There is the problem where teams with multiple high performing players canibalise points from their team mates. I'd argue Kayln Ponga didn't really deserve to finish as high as he did yet because he stood out in an otherwise average playing roster he didn't really have much competetion from his own team. It is balanced out though by the fact that the majority of points are allocated to the winning teams so the teams with a rounded roster get more opportunities to poll. The biggest problem I believe though is bias as almost every judge has a club loyalty or media agenda. I'd like to see the referees allocate the points

2020-10-22T23:44:17+00:00

max power

Guest


the problem is that the 4th best player and the 34th best player of each game get the same amount of points. 0

2020-10-22T23:43:25+00:00

max power

Guest


dont think it will cost much money

2020-10-22T21:30:55+00:00

steve Evans

Guest


What we do locally is a respected member of the club picks his 3,2,1 each game(we try and not have the same person if possible) he puts the result in a sealed envelope the president is responsible for their security.
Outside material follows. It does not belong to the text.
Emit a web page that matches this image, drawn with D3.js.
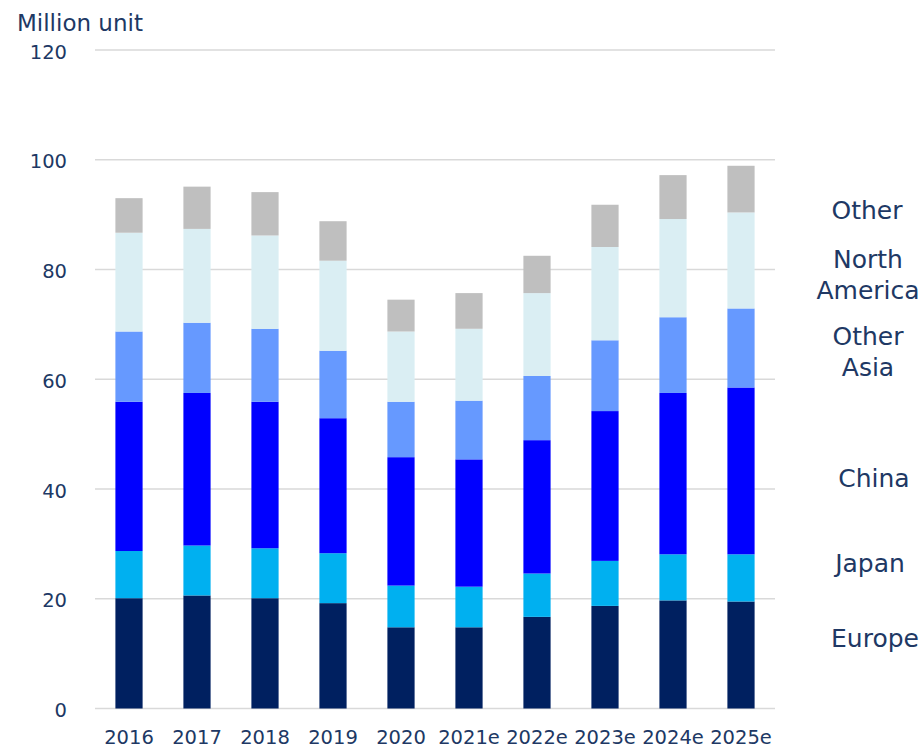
<!DOCTYPE html>
<html>
<head>
<meta charset="utf-8">
<script src="https://cdn.jsdelivr.net/npm/d3@7"></script>
<style>
  html, body { margin: 0; padding: 0; background: #fff; }
  svg { display: block; font-family: "DejaVu Sans", Verdana, sans-serif; }
</style>
</head>
<body>
<svg id="chart" width="924" height="749"></svg>
<script>
// Unit sales by region (million units)
const years = ["2016", "2017", "2018", "2019", "2020", "2021e", "2022e", "2023e", "2024e", "2025e"];
const regions = ["Europe", "Japan", "China", "Other Asia", "North America", "Other"];

const europe       = [20.1, 20.6, 20.1, 19.2, 14.8, 14.8, 16.7, 18.7, 19.7, 19.5];
const japan        = [ 8.6,  9.1,  9.1,  9.1,  7.6,  7.4,  7.9,  8.2,  8.4,  8.6];
const china        = [27.2, 27.8, 26.7, 24.6, 23.4, 23.2, 24.3, 27.3, 29.4, 30.4];
const otherAsia    = [12.8, 12.8, 13.3, 12.3, 10.1, 10.7, 11.7, 12.9, 13.8, 14.4];
const northAmerica = [18.0, 17.1, 17.0, 16.4, 12.8, 13.1, 15.1, 17.0, 17.9, 17.5];
const other        = [ 6.3,  7.7,  7.9,  7.2,  5.8,  6.5,  6.8,  7.7,  8.0,  8.5];

const yTicks = [0, 20, 40, 60, 80, 100, 120];

const seriesValues = [europe, japan, china, otherAsia, northAmerica, other];
const colors = ["#002060", "#00B0F0", "#0000FF", "#6699FF", "#DAEEF3", "#BFBFBF"];
const textColor = "#203864";

// Rows for d3.stack
const rows = years.map((y, i) => {
  const r = { year: y };
  regions.forEach((name, k) => { r[name] = seriesValues[k][i]; });
  return r;
});

const svg = d3.select("#chart");
const plot = { left: 95, right: 775, top: 50, bottom: 708.5 };

const x = d3.scaleBand()
  .domain(years)
  .range([plot.left, plot.right])
  .paddingInner(0.6)
  .paddingOuter(0.3);

const y = d3.scaleLinear()
  .domain([0, 120])
  .range([plot.bottom, plot.top]);

// Horizontal gridlines
svg.append("g")
  .selectAll("line")
  .data(yTicks)
  .join("line")
  .attr("x1", plot.left)
  .attr("x2", plot.right)
  .attr("y1", d => y(d))
  .attr("y2", d => y(d))
  .attr("stroke", "#D9D9D9")
  .attr("stroke-width", 1.6);

// Y axis labels
const yAxis = svg.append("g")
  .attr("transform", `translate(${plot.left - 28},0)`)
  .call(d3.axisLeft(y).tickValues(yTicks).tickSize(0).tickPadding(0));
yAxis.select(".domain").remove();
yAxis.selectAll("text")
  .attr("fill", textColor)
  .attr("font-size", 19.5)
  .attr("font-family", "DejaVu Sans, Verdana, sans-serif")
  .attr("dy", "0.42em");

// Stacked bars
const stacked = d3.stack().keys(regions)(rows);

svg.append("g")
  .selectAll("g")
  .data(stacked)
  .join("g")
  .attr("fill", (d, i) => colors[i])
  .selectAll("rect")
  .data(d => d)
  .join("rect")
  .attr("x", d => x(d.data.year))
  .attr("width", x.bandwidth())
  .attr("y", d => y(d[1]))
  .attr("height", d => y(d[0]) - y(d[1]));

// X axis labels
const xAxis = svg.append("g")
  .attr("transform", `translate(0,${plot.bottom + 21})`)
  .call(d3.axisBottom(x).tickSize(0).tickPadding(0));
xAxis.select(".domain").remove();
xAxis.selectAll("text")
  .attr("fill", textColor)
  .attr("font-size", 19.5)
  .attr("font-family", "DejaVu Sans, Verdana, sans-serif")
  .attr("dy", "0.72em");

// Unit title
svg.append("text")
  .attr("x", 17)
  .attr("y", 31)
  .attr("fill", textColor)
  .attr("font-size", 23)
  .text("Million unit");

// Series labels on the right, stacked in the same order as the bars
const legendLines = [
  { lines: ["Other"], x: 867, y: 219 },
  { lines: ["North", "America"], x: 868, y: 268 },
  { lines: ["Other", "Asia"], x: 868, y: 345 },
  { lines: ["China"], x: 874, y: 487 },
  { lines: ["Japan"], x: 870, y: 572 },
  { lines: ["Europe"], x: 875, y: 647 }
];

const legend = svg.append("g")
  .attr("fill", textColor)
  .attr("font-size", 25)
  .attr("text-anchor", "middle");

legendLines.forEach(item => {
  const t = legend.append("text").attr("x", item.x).attr("y", item.y);
  item.lines.forEach((line, i) => {
    t.append("tspan")
      .attr("x", item.x)
      .attr("dy", i === 0 ? 0 : 31)
      .text(line);
  });
});
</script>
</body>
</html>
On presentation night the envelopes are opened and tallied on a board. The result is not know untill the last envelope is opened. I

2020-10-22T21:10:49+00:00

The Barry

Roar Guru


“There has been plenty of conjecture each year the Dally M award ceremony has been held“ Has there? If you look at the list of winners, most years the best player gets the Dally M This wasn’t a year with a standout best player and any of Wighton, Cleary or Gutherson would have been deserved winners Normally players who are suspended lose three points for each week of their suspension. A decision was made to reverse that for Cleary’s TikTok suspension so he was probably lucky to get as close as he did

2020-10-22T20:55:17+00:00

Bigbill

Guest


Keep the current system. Nothing wrong about Jack Whiton. Spend the money developing grassroots or women’s footy or training referees better!